▸ WHAT NEEDS TO BE DONE:
Starting with the first line of the listing, quote each line exactly until and including the one with "era_x = [297, 429, 558, 708]", leaving pictures out.

▸ RECORDS FOR THIS TASK:
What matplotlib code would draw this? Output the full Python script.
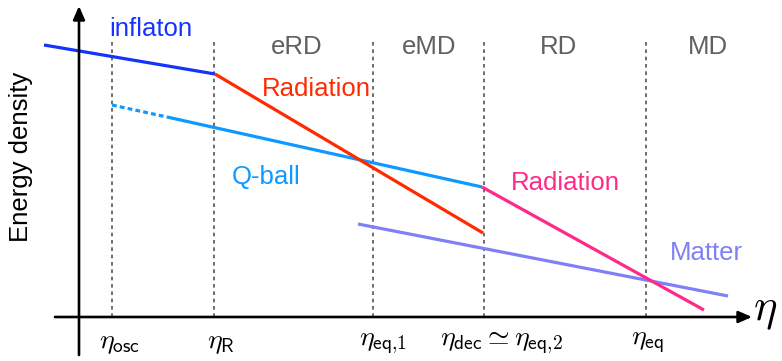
import matplotlib
matplotlib.use("Agg")
import matplotlib.pyplot as plt

plt.rcParams['font.family'] = ['Liberation Sans', 'DejaVu Sans']
plt.rcParams['mathtext.fontset'] = 'cm'

# Schematic coordinates (pixel-like units, y grows downward)
inflaton_x = [44, 215]
inflaton_y = [45, 74]
radiation1_x = [215, 483]
radiation1_y = [74, 233]
qball_dot_x = [112, 167]
qball_dot_y = [105, 117]
qball_x = [167, 482]
qball_y = [117, 187]
radiation2_x = [482, 704]
radiation2_y = [187, 310]
matter_x = [358, 728]
matter_y = [224, 296]

epoch_x = [112, 214, 373, 484, 646]
epoch_labels = [r'$\eta_{\mathsf{osc}}$', r'$\eta_{\mathsf{R}}$', r'$\eta_{\mathsf{eq{,}1}}$',
                r'$\eta_{\mathsf{dec}}\simeq\eta_{\mathsf{eq{,}2}}$', r'$\eta_{\mathsf{eq}}$']
epoch_label_x = [119, 221, 383, 501, 647]
era_labels = ['eRD', 'eMD', 'RD', 'MD']
era_x = [297, 429, 558, 708]

W, H = 782, 361
fig = plt.figure(figsize=(W / 100, H / 100), dpi=100)
ax = fig.add_axes([0, 0, 1, 1])
ax.set_xlim(0, W)
ax.set_ylim(H, 0)
ax.axis('off')

axis_y = 317
axis_x = 79

# dotted epoch lines
for x in epoch_x:
    ax.plot([x, x], [42, axis_y], color='#555555', lw=1.2, ls=(0, (2.2, 2.2)), zorder=1)

# curves
lw = 2.3
ax.plot(inflaton_x, inflaton_y, color='#1433ff', lw=lw, solid_capstyle='butt', zorder=3)
ax.plot(radiation1_x, radiation1_y, color='#ff2a00', lw=lw, solid_capstyle='butt', zorder=3)
ax.plot(qball_dot_x, qball_dot_y, color='#0d99ff', lw=lw, ls=(0, (1.5, 1.0)), zorder=3)
ax.plot(qball_x, qball_y, color='#0d99ff', lw=lw, solid_capstyle='butt', zorder=2)
ax.plot(radiation2_x, radiation2_y, color='#ff2a88', lw=lw, solid_capstyle='butt', zorder=3)
ax.plot(matter_x, matter_y, color='#7f7ff7', lw=lw, solid_capstyle='butt', zorder=2)

# axes with arrows
ax.annotate('', xy=(axis_x, 6), xytext=(axis_x, 355),
            arrowprops=dict(arrowstyle='-|>,head_length=0.8,head_width=0.35', color='black', lw=1.9,
                            shrinkA=0, shrinkB=0), zorder=4)
ax.annotate('', xy=(752, axis_y), xytext=(55, axis_y),
            arrowprops=dict(arrowstyle='-|>,head_length=0.8,head_width=0.35', color='black', lw=1.9,
                            shrinkA=0, shrinkB=0), zorder=4)

fs = 18.5
ax.text(151, 29, 'inflaton', color='#1433ff', fontsize=fs, ha='center', va='center')
ax.text(316, 89, 'Radiation', color='#ff2a00', fontsize=fs, ha='center', va='center')
ax.text(266, 177, 'Q-ball', color='#0d99ff', fontsize=fs, ha='center', va='center')
ax.text(565, 183, 'Radiation', color='#ff2a88', fontsize=fs, ha='center', va='center')
ax.text(706, 253, 'Matter', color='#7f7ff7', fontsize=fs, ha='center', va='center')
for lab, x in zip(era_labels, era_x):
    ax.text(x, 47, lab, color='#606060', fontsize=fs, ha='center', va='center')

ax.text(21, 157, 'Energy density', color='black', fontsize=fs, rotation=90,
        ha='center', va='center')

for lab, x in zip(epoch_labels, epoch_label_x):
    ax.text(x, 343, lab, color='black', fontsize=20, ha='center', va='center')

ax.text(765, 311, r'$\eta$', color='black', fontsize=32, ha='center', va='center')

fig.savefig('out.png', dpi=100)
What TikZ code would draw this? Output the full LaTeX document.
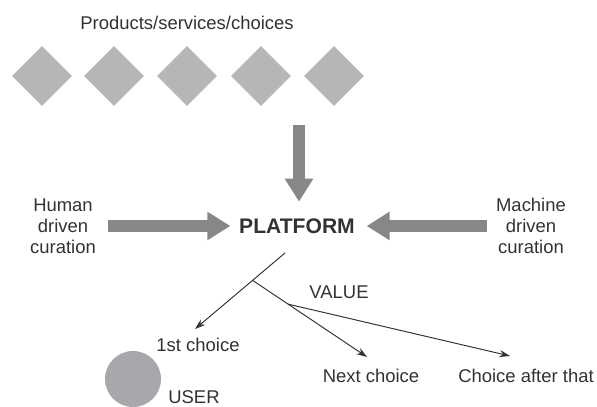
\documentclass[tikz,border=0pt]{standalone}
\usepackage{fontspec}
\setmainfont{Liberation Sans}
\usetikzlibrary{arrows.meta,positioning,calc,shapes.geometric}
\definecolor{ink}{RGB}{50,50,50}
\definecolor{itemgray}{RGB}{182,182,182}
\definecolor{flowgray}{RGB}{135,135,135}
\definecolor{usergray}{RGB}{168,168,172}

\begin{document}
\begin{tikzpicture}[
    x=1cm,y=1cm,
    text=ink,
    every node/.style={font=\fontsize{10.5}{12}\selectfont},
    item/.style={
        diamond,
        fill=itemgray,
        inner sep=0pt,
        minimum width=1.2cm,
        minimum height=1.2cm
    },
    lbl/.style={inner sep=0pt, align=center},
    flow/.style={-{Triangle[length=0.46cm,width=0.54cm]}, line width=0.24cm, draw=flowgray},
    arr/.style={-{Stealth[length=6pt,width=4pt]}, line width=0.55pt, draw=ink}
]
\useasboundingbox (0,0) rectangle (11.94,8.14);

% Title
\node[lbl] (title) at (3.74,7.68) {Products/services/choices};

% Row of choices
\foreach \px [count=\n] in {0.84,2.28,3.74,5.22,6.68}
    \node[item] (item\n) at (\px,6.62) {};

% Platform with the two curation inputs
\node[lbl, font=\fontsize{12}{14}\selectfont\bfseries] (platform) at (5.94,3.62) {PLATFORM};
\node[lbl] (human) at (1.26,3.62) {Human\\driven\\curation};
\node[lbl] (machine) at (10.62,3.62) {Machine\\driven\\curation};

% Thick grey arrows into the platform
\coordinate (feed) at (5.98,5.64);
\draw[flow, shorten >=0.33cm] (feed) -- (feed |- platform.north);
\draw[flow, shorten <=0.24cm, shorten >=0.17cm] (human) -- (platform);
\draw[flow, shorten <=0.18cm, shorten >=0.23cm] (machine) -- (platform);

% Value branches
\coordinate (stem) at (5.7,3.08);
\coordinate (firsttip) at (3.9,1.56);
\coordinate (nexttip) at (7.34,1.0);
\coordinate (aftertip) at (10.2,1.02);
\coordinate (split) at ($(stem)!0.36!(firsttip)$);
\coordinate (fork) at ($(split)!0.31!(nexttip)$);
\draw[arr] (stem) -- (firsttip);
\draw[arr] (split) -- (nexttip);
\draw[arr] (fork) -- (aftertip);

\node[lbl] (value) at (6.78,2.3) {VALUE};
\node[lbl] (first) at (3.96,1.24) {1st choice};
\node[lbl] (next) at (7.42,0.62) {Next choice};
\node[lbl] (after) at (10.52,0.62) {Choice after that};

% User
\node[circle, fill=usergray, minimum size=1.12cm, inner sep=0pt] (user) at (2.66,0.56) {};
\node[lbl, anchor=west] (userlbl) at (3.36,0.2) {USER};

\end{tikzpicture}
\end{document}
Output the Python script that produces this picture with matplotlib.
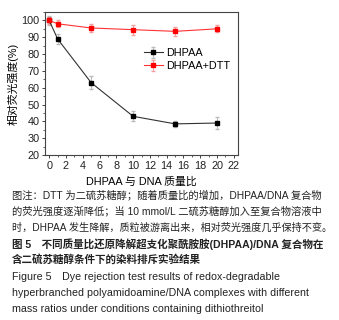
import matplotlib
matplotlib.use("Agg")
from matplotlib import pyplot as plt
from matplotlib.ticker import MultipleLocator

plt.rcParams['font.family'] = ['Liberation Sans', 'Noto Sans CJK SC']

# 数据
mass_ratio = [0, 1, 5, 10, 15, 20]
dhpaa = [100, 89, 63, 43, 38.5, 39]
dhpaa_err = [2.5, 3, 4, 3, 2, 3.5]
dhpaa_dtt = [100, 98, 95.5, 94.5, 93.5, 95]
dhpaa_dtt_err = [2, 2, 2.5, 3, 2.5, 2]

# (文本, 字重, 字号)
caption_lines = [
    ("图注：DTT 为二硫苏糖醇；随着质量比的增加，DHPAA/DNA 复合物", 'normal', 7.4),
    ("的荧光强度逐渐降低；当 10 mmol/L 二硫苏糖醇加入至复合物溶液中", 'normal', 7.4),
    ("时，DHPAA 发生降解，质粒被游离出来，相对荧光强度几乎保持不变。", 'normal', 7.3),
    ("图 5　不同质量比还原降解超支化聚酰胺胺(DHPAA)/DNA 复合物在", 'bold', 7.6),
    ("含二硫苏糖醇条件下的染料排斥实验结果", 'bold', 7.6),
    ("Figure 5　Dye rejection test results of redox-degradable", 'normal', 7.7),
    ("hyperbranched polyamidoamine/DNA complexes with different", 'normal', 7.7),
    ("mass ratios under conditions containing dithiothreitol", 'normal', 7.7),
]

W, H = 339, 320
fig = plt.figure(figsize=(W / 100, H / 100), dpi=100)
ax = fig.add_axes([45 / W, 1 - 155 / H, (238 - 45) / W, (155 - 12) / H])

ax.errorbar(mass_ratio, dhpaa, yerr=dhpaa_err, color='#333333', lw=0.8,
            marker='s', ms=3, mfc='black', mec='black', ecolor='#bbbbbb',
            elinewidth=0.7, capsize=1.5, label='DHPAA')
ax.errorbar(mass_ratio, dhpaa_dtt, yerr=dhpaa_dtt_err, color='#ff3333', lw=0.8,
            marker='s', ms=3, mfc='red', mec='red', ecolor='#f0a0a0',
            elinewidth=0.7, capsize=1.5, label='DHPAA+DTT')

ax.set_xlim(-0.5, 22.5)
ax.set_ylim(20, 105)
ax.xaxis.set_major_locator(MultipleLocator(2))
ax.xaxis.set_minor_locator(MultipleLocator(1))
ax.yaxis.set_major_locator(MultipleLocator(10))
ax.yaxis.set_minor_locator(MultipleLocator(5))
ax.tick_params(which='both', direction='out', labelsize=7.8, colors='#222222')
ax.tick_params(which='major', length=2.5, width=0.6, pad=1.5)
ax.tick_params(which='minor', length=1.5, width=0.5)
for s in ax.spines.values():
    s.set_color('#444444')
    s.set_linewidth(0.8)

ax.set_ylabel("相对荧光强度(%)", fontsize=7.8, labelpad=2)
ax.set_xlabel("DHPAA 与 DNA 质量比", fontsize=7.8, labelpad=4)

ax.legend(loc='upper right', bbox_to_anchor=(1.0, 0.8), frameon=False,
          fontsize=7.8, handlelength=1.8, handletextpad=0.3, labelspacing=0.25,
          borderpad=0.2)

ys = [195, 211, 227.7, 244, 259.5, 276.7, 293, 309.5]
for (txt, w, fs), y in zip(caption_lines, ys):
    fig.text(12 / W, 1 - y / H, txt, fontsize=fs, fontweight=w,
             va='center', ha='left', color='#222222')

plt.savefig("out.png", dpi=100)
plt.close()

▸ EXERCISE RESPONSE:
What matplotlib code would draw this? Output the full Python script.
import matplotlib
matplotlib.use("Agg")
import matplotlib.pyplot as plt

plt.rcParams['font.family'] = ['Liberation Sans', 'DejaVu Sans']
plt.rcParams['mathtext.fontset'] = 'cm'

# Schematic coordinates (pixel-like units, y grows downward)
inflaton_x = [44, 215]
inflaton_y = [45, 74]
radiation1_x = [215, 483]
radiation1_y = [74, 233]
qball_dot_x = [112, 167]
qball_dot_y = [105, 117]
qball_x = [167, 482]
qball_y = [117, 187]
radiation2_x = [482, 704]
radiation2_y = [187, 310]
matter_x = [358, 728]
matter_y = [224, 296]

epoch_x = [112, 214, 373, 484, 646]
epoch_labels = [r'$\eta_{\mathsf{osc}}$', r'$\eta_{\mathsf{R}}$', r'$\eta_{\mathsf{eq{,}1}}$',
                r'$\eta_{\mathsf{dec}}\simeq\eta_{\mathsf{eq{,}2}}$', r'$\eta_{\mathsf{eq}}$']
epoch_label_x = [119, 221, 383, 501, 647]
era_labels = ['eRD', 'eMD', 'RD', 'MD']
era_x = [297, 429, 558, 708]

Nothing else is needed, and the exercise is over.